Entries with chart source code:
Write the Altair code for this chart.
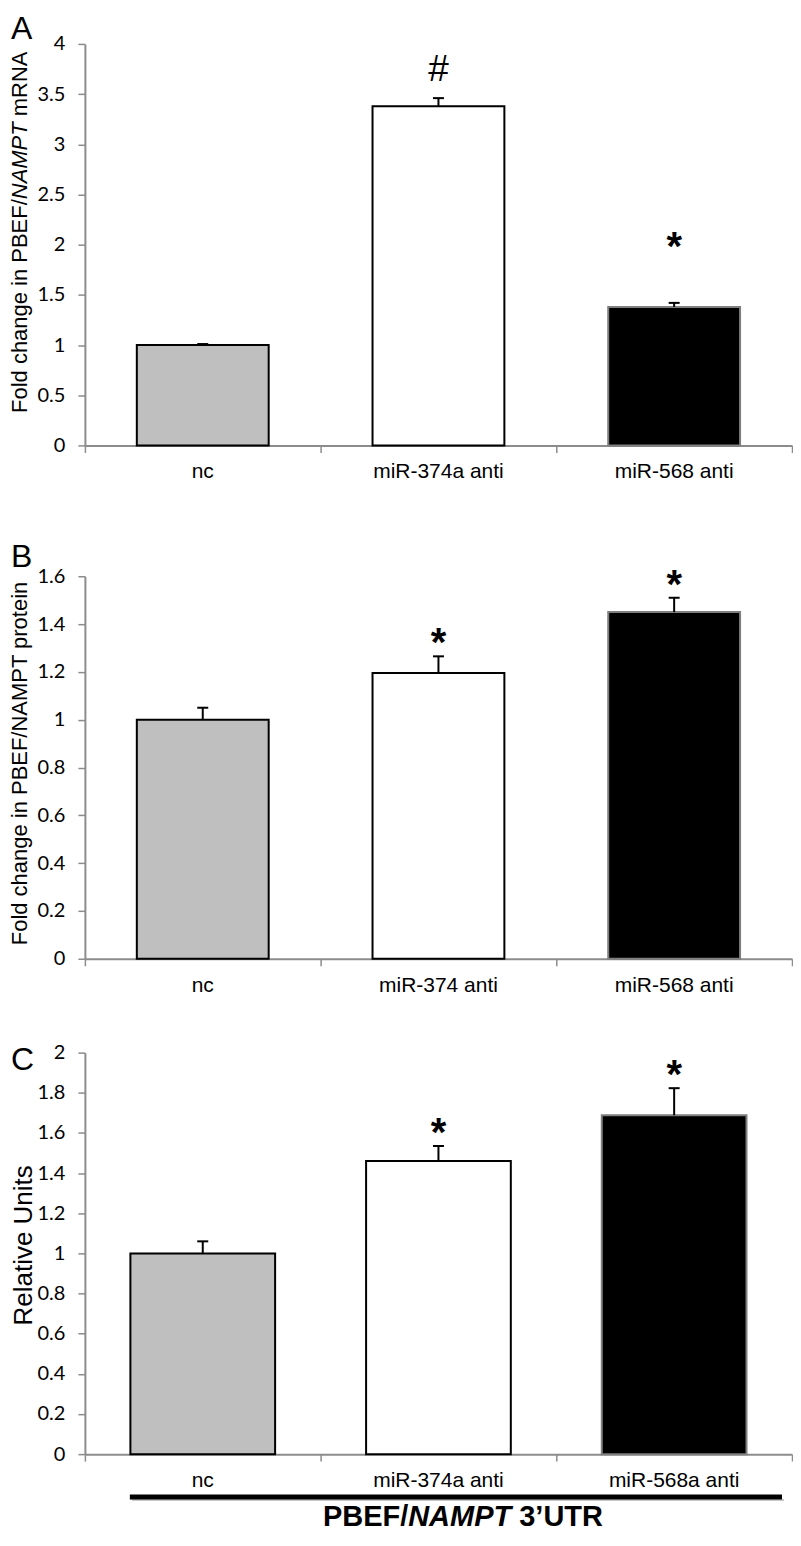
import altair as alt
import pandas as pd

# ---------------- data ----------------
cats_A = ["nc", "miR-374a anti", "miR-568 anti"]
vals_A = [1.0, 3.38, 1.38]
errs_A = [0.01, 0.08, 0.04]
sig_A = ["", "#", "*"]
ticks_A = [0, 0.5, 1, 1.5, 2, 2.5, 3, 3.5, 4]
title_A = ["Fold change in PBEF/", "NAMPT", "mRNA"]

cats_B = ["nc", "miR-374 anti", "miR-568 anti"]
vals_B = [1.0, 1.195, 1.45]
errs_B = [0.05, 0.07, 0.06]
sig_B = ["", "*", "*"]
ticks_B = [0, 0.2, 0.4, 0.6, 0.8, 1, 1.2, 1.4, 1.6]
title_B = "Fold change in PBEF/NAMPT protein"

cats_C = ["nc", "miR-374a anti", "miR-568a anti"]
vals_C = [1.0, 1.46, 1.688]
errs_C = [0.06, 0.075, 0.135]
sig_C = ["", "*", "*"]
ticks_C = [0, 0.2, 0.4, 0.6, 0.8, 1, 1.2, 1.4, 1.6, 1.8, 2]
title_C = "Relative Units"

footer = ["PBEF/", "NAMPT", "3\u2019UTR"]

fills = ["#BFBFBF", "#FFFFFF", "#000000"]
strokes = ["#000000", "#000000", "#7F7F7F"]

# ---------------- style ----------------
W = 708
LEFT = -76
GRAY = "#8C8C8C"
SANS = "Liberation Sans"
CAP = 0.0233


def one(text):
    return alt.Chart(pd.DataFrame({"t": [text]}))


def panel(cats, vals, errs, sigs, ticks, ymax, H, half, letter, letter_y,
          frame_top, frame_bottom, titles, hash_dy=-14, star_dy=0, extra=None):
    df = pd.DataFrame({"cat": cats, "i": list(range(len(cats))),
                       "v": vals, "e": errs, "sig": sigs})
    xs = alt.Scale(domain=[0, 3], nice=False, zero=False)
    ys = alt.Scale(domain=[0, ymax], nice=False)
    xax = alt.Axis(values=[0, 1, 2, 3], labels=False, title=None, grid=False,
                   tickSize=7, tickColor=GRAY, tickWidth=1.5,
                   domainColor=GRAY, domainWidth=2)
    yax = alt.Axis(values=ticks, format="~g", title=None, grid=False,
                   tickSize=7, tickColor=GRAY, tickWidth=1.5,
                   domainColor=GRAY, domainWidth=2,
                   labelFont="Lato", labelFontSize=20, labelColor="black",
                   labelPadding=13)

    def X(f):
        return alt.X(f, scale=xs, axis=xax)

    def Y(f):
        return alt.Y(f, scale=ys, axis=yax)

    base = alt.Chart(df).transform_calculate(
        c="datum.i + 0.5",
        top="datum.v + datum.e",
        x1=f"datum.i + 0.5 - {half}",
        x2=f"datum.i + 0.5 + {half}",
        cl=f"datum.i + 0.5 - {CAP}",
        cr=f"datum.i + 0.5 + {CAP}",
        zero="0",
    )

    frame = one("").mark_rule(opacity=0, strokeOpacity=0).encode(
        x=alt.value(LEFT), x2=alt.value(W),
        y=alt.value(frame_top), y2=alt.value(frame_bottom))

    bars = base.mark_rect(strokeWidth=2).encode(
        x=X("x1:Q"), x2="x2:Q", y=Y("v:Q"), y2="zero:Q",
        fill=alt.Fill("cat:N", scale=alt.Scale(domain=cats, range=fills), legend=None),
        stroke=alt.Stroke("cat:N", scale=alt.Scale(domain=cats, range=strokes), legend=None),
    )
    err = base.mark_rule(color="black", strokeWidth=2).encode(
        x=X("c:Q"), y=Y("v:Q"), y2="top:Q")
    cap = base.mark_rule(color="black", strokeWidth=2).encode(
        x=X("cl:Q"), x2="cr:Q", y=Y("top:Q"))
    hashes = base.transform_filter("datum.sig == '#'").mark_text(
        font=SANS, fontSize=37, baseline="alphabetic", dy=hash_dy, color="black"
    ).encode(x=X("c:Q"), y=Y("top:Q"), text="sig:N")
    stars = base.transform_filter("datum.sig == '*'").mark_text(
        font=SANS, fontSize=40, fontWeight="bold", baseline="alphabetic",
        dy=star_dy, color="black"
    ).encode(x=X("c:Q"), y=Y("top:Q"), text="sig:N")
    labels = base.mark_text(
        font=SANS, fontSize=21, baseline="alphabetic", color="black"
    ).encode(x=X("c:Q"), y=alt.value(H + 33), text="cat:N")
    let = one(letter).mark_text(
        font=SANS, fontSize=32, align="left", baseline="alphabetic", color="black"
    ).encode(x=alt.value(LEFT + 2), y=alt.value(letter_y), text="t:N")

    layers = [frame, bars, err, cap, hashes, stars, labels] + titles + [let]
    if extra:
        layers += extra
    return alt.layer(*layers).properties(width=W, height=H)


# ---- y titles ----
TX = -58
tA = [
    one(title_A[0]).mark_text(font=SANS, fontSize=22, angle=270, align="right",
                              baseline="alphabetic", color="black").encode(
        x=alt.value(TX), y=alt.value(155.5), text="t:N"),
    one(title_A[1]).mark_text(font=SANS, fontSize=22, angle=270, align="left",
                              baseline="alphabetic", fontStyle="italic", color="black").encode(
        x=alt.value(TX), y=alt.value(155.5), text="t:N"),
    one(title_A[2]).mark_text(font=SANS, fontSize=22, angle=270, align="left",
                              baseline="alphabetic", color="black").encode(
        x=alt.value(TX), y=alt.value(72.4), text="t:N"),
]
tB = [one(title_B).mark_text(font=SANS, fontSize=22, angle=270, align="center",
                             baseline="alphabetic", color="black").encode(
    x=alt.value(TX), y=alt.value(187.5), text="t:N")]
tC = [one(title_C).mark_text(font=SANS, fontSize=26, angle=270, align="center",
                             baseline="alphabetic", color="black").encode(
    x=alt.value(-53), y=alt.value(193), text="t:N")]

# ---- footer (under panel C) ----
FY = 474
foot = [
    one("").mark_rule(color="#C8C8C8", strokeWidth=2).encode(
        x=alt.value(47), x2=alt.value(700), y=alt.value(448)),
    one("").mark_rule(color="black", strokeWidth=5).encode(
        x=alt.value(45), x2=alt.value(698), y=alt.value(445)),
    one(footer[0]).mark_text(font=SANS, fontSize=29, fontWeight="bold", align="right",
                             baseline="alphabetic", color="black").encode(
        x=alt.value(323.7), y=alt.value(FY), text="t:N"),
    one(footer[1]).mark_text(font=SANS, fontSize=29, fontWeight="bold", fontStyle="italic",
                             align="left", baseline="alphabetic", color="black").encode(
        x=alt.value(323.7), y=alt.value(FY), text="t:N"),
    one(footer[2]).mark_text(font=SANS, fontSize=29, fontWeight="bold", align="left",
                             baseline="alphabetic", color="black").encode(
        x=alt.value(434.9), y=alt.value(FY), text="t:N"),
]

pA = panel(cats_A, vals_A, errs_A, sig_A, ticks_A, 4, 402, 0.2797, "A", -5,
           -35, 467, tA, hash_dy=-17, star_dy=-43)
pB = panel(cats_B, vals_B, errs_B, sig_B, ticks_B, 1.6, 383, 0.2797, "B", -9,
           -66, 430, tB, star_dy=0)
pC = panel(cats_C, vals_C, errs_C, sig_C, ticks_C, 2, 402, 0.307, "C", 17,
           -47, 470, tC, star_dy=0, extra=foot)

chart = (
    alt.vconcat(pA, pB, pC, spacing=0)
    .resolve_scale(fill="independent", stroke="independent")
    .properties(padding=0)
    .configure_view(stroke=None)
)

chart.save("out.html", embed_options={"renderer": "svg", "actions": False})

--

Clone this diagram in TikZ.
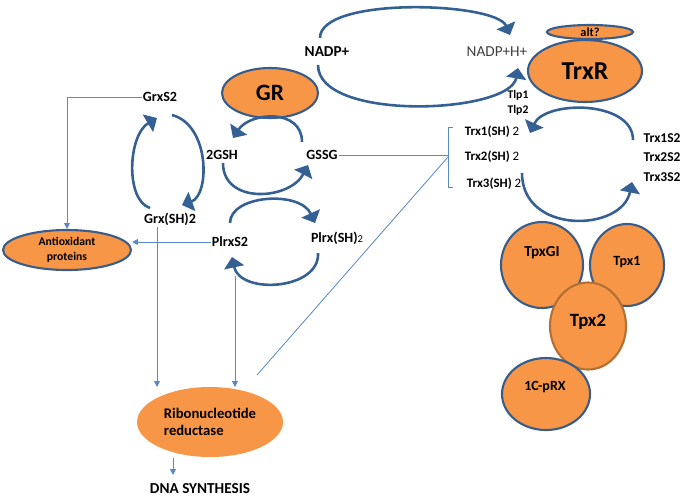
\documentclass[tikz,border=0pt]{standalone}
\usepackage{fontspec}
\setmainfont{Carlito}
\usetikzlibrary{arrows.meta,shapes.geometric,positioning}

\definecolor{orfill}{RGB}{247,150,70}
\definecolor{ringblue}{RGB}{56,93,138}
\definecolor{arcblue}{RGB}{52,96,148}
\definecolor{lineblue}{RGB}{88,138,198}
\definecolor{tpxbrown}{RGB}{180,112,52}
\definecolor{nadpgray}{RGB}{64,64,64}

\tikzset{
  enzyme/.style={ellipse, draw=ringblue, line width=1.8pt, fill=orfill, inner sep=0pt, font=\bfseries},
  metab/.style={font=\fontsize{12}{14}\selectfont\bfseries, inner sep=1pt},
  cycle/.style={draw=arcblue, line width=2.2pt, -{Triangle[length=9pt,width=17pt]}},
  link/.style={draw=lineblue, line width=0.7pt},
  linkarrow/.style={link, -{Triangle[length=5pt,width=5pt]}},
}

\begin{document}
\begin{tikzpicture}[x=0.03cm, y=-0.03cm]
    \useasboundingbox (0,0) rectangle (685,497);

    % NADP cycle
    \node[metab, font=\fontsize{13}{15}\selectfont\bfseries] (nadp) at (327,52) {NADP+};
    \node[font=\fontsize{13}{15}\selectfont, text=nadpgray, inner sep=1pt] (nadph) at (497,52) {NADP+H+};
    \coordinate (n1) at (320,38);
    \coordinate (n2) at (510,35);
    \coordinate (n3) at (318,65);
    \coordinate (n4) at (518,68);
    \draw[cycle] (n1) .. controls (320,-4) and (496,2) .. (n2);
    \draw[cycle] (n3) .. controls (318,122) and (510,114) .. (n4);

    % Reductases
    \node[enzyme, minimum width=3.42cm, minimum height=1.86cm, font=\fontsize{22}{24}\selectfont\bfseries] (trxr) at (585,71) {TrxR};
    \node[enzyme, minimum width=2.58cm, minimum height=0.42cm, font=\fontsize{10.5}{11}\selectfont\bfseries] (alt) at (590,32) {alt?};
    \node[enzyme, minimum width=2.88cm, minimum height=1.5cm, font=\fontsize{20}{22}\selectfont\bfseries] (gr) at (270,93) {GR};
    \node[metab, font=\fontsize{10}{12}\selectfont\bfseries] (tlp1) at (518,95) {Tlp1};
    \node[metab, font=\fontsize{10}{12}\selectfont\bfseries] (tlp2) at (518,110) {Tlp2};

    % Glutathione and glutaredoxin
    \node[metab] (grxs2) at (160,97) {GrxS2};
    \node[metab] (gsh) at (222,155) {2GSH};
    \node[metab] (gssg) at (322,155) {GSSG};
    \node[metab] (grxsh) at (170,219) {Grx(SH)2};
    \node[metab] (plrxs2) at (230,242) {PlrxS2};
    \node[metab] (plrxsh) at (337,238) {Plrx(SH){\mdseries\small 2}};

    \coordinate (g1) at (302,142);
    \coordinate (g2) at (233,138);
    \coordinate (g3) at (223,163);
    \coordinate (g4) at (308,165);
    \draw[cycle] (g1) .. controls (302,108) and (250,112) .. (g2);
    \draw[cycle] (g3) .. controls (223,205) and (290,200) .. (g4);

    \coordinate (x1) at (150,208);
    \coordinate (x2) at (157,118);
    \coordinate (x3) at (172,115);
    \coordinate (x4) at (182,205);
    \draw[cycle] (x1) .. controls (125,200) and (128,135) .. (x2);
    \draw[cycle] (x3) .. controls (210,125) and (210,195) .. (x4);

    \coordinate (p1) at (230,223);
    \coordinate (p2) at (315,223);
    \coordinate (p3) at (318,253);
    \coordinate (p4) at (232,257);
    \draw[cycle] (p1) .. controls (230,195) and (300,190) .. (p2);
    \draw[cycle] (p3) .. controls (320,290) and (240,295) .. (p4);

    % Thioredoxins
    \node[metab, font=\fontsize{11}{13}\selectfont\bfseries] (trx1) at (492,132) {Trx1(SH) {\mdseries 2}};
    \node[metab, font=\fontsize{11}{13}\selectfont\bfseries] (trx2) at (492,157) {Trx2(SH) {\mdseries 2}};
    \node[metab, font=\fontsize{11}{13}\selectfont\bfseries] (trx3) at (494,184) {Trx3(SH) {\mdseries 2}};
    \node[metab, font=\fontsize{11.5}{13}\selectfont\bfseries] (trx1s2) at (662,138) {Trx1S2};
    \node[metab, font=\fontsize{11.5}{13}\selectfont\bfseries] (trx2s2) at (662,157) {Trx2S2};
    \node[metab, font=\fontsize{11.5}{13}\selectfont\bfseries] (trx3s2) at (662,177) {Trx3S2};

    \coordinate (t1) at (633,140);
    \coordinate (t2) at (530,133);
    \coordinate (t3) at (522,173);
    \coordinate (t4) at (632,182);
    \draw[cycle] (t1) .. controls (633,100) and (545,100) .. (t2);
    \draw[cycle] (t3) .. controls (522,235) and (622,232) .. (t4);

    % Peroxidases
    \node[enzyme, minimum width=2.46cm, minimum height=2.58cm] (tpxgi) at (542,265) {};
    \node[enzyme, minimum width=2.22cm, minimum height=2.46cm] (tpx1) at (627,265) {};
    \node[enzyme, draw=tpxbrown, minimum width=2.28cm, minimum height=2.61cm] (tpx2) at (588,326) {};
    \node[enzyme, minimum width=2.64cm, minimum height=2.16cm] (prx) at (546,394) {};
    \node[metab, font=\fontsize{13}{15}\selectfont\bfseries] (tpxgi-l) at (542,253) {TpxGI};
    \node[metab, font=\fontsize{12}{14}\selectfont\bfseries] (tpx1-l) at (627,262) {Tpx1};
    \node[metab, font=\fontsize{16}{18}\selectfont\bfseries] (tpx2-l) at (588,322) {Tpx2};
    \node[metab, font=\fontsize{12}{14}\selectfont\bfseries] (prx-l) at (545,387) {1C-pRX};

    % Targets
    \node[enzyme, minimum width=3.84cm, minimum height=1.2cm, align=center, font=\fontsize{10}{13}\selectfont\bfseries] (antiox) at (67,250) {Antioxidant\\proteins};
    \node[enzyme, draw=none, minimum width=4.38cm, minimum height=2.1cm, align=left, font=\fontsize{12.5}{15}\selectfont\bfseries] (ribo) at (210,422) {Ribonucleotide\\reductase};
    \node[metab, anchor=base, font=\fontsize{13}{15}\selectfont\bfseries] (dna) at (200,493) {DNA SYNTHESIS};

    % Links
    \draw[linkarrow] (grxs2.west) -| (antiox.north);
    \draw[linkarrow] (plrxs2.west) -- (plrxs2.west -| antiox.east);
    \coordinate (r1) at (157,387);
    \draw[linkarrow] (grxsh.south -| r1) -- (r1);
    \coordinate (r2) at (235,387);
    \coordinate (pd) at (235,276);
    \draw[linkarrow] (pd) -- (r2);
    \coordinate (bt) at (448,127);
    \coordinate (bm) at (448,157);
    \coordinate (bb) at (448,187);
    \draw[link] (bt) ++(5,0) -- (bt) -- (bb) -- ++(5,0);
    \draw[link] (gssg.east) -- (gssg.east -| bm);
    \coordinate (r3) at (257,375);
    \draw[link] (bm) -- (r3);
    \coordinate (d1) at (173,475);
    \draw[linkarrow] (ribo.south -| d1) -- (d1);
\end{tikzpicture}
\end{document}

Directions:
Can you give again only the lines between the one containing "Write the Altair code for this chart." and the one containing "import pandas as pd", counting both, exactly as they appear and without any pictures?

Problem solution:
Write the Altair code for this chart.
import altair as alt
import pandas as pd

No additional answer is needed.